> [GIVEN TASK] Only lines with the word "produces" are needed; collect each of them from the listing below.

--------

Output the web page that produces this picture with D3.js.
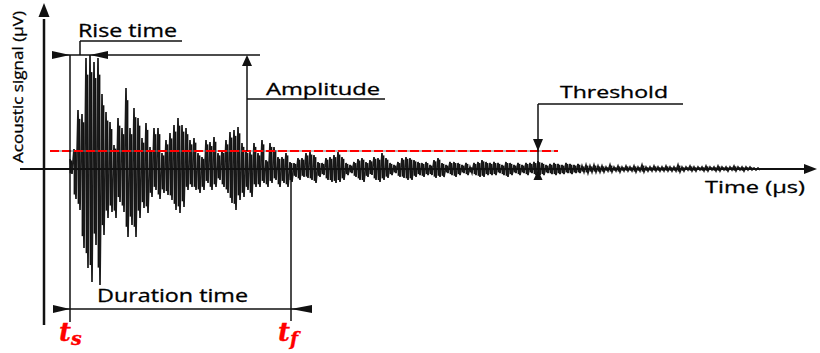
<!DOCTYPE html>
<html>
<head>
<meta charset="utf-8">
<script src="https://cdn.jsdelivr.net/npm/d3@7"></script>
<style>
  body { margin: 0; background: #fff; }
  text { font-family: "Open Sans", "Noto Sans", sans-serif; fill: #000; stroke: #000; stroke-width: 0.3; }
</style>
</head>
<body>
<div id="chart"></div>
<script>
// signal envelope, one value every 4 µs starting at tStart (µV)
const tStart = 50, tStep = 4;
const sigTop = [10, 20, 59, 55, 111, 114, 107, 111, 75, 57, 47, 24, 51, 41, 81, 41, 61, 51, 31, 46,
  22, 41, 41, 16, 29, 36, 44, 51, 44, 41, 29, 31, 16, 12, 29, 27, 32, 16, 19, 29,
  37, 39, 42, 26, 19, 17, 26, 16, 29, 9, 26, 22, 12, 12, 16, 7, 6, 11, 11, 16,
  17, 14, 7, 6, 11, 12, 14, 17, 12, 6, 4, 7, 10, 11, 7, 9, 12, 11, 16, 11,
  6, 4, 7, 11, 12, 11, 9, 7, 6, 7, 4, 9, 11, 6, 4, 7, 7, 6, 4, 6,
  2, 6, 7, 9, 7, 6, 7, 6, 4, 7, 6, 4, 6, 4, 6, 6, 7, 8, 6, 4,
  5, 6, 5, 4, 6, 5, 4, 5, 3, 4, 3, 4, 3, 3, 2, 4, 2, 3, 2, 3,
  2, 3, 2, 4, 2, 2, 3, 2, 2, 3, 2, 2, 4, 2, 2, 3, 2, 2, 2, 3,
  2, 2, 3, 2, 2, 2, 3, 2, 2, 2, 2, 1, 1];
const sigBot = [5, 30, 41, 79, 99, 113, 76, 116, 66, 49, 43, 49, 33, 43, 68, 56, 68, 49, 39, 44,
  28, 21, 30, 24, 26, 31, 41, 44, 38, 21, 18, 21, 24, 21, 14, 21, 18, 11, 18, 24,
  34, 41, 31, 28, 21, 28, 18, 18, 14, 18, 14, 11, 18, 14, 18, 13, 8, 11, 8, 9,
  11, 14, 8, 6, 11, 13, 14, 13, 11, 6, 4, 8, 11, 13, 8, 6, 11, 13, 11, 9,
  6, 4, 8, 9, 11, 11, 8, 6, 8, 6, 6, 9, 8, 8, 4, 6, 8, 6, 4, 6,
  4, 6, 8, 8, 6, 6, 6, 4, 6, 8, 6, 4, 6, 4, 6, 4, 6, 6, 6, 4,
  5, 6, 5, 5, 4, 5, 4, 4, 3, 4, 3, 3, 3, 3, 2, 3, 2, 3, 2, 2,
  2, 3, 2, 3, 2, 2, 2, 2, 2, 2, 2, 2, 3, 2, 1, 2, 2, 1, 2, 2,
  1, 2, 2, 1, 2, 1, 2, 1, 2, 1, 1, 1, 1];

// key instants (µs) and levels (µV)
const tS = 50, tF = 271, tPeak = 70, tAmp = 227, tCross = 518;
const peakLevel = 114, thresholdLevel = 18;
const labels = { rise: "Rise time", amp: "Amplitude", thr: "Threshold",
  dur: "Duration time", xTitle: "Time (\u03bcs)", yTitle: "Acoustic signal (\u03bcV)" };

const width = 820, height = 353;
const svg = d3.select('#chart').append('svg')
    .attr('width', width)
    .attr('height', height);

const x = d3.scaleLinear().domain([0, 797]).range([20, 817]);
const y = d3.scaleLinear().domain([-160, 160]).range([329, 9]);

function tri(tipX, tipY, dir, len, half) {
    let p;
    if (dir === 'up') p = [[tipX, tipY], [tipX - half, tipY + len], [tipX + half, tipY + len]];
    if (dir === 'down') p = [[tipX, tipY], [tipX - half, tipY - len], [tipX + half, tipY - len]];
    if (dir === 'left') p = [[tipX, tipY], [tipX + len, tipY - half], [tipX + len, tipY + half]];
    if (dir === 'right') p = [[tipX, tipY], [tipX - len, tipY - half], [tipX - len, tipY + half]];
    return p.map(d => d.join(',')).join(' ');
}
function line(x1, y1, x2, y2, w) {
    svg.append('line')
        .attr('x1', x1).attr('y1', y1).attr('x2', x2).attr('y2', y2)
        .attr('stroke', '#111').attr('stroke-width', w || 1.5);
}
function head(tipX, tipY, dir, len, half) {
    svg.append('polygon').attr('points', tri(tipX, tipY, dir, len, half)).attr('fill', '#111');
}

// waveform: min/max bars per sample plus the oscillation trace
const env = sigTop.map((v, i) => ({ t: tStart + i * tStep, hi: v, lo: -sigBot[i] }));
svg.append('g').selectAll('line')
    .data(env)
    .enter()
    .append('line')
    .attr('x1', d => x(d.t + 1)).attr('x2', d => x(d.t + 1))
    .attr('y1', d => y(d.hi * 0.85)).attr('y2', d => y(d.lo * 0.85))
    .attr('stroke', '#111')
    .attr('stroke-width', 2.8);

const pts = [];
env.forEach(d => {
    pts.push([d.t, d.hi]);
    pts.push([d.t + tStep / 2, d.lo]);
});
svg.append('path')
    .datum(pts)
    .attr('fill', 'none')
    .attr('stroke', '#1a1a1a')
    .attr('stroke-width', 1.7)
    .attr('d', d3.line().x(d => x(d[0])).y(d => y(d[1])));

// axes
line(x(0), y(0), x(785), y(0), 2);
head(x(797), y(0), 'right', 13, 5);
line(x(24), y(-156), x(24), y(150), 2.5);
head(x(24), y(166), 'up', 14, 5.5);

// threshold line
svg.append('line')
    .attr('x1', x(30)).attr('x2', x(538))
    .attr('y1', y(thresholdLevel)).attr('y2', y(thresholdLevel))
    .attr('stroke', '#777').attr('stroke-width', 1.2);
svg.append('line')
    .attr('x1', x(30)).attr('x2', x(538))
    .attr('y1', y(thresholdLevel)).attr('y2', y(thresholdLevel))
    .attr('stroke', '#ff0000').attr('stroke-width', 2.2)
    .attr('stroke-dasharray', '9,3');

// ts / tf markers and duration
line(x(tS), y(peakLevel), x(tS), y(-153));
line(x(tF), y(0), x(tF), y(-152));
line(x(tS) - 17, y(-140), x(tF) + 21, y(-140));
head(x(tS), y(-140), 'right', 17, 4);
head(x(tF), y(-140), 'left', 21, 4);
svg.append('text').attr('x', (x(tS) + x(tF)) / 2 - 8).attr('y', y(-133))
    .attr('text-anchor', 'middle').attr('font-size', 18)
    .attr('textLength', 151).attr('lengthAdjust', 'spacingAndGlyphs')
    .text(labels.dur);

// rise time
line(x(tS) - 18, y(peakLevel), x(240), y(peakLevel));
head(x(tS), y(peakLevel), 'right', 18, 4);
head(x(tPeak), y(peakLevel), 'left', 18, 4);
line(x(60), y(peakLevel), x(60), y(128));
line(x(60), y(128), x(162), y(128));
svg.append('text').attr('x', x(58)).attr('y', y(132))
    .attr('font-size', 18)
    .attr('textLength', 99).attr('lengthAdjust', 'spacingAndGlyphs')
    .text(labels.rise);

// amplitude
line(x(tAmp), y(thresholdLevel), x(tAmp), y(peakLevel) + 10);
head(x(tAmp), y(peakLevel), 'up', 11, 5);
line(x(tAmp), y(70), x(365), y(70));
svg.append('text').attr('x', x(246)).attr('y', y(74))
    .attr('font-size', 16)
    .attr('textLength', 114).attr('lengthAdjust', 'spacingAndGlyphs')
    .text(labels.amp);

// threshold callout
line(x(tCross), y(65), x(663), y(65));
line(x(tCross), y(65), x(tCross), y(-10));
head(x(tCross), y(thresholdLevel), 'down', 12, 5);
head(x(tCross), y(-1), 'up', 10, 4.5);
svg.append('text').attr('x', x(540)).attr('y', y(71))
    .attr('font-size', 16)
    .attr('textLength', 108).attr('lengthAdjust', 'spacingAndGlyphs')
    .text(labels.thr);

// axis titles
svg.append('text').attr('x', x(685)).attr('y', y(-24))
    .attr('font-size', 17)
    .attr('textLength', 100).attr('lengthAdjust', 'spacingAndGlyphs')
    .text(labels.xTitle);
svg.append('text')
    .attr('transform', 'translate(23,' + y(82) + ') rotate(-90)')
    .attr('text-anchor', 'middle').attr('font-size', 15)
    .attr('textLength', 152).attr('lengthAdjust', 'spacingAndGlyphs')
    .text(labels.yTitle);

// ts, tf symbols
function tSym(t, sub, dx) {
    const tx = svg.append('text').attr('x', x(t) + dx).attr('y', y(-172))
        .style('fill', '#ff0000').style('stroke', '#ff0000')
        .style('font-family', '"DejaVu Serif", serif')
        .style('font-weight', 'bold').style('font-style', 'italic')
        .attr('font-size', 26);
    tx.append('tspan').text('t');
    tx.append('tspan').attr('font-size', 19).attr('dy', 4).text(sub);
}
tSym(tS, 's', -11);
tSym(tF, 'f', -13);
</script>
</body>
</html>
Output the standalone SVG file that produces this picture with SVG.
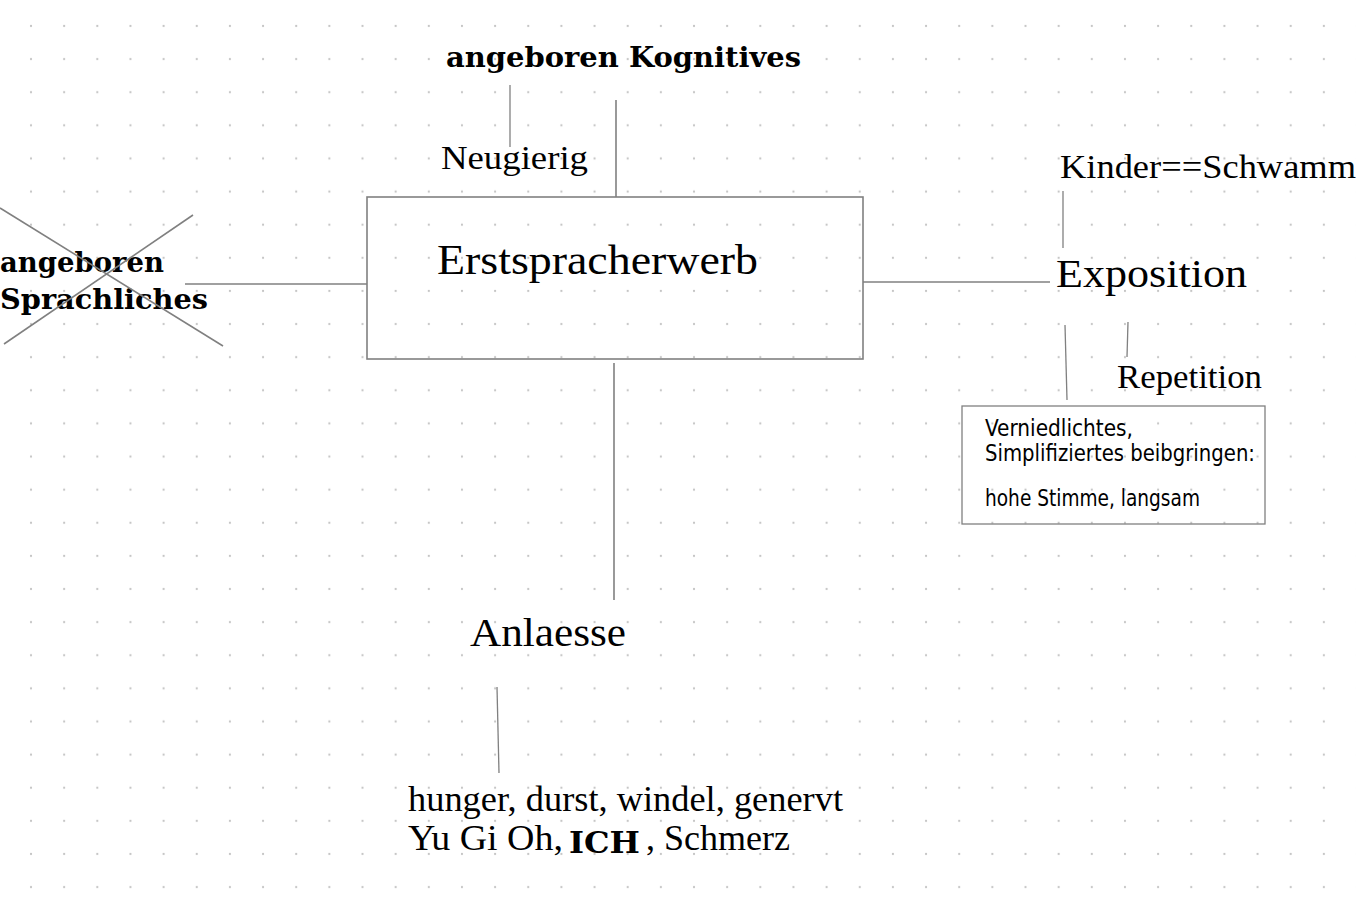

--------

> [TASK RESULT]
Output the web page that produces this picture with D3.js.
Output the standalone SVG file that produces this picture with SVG.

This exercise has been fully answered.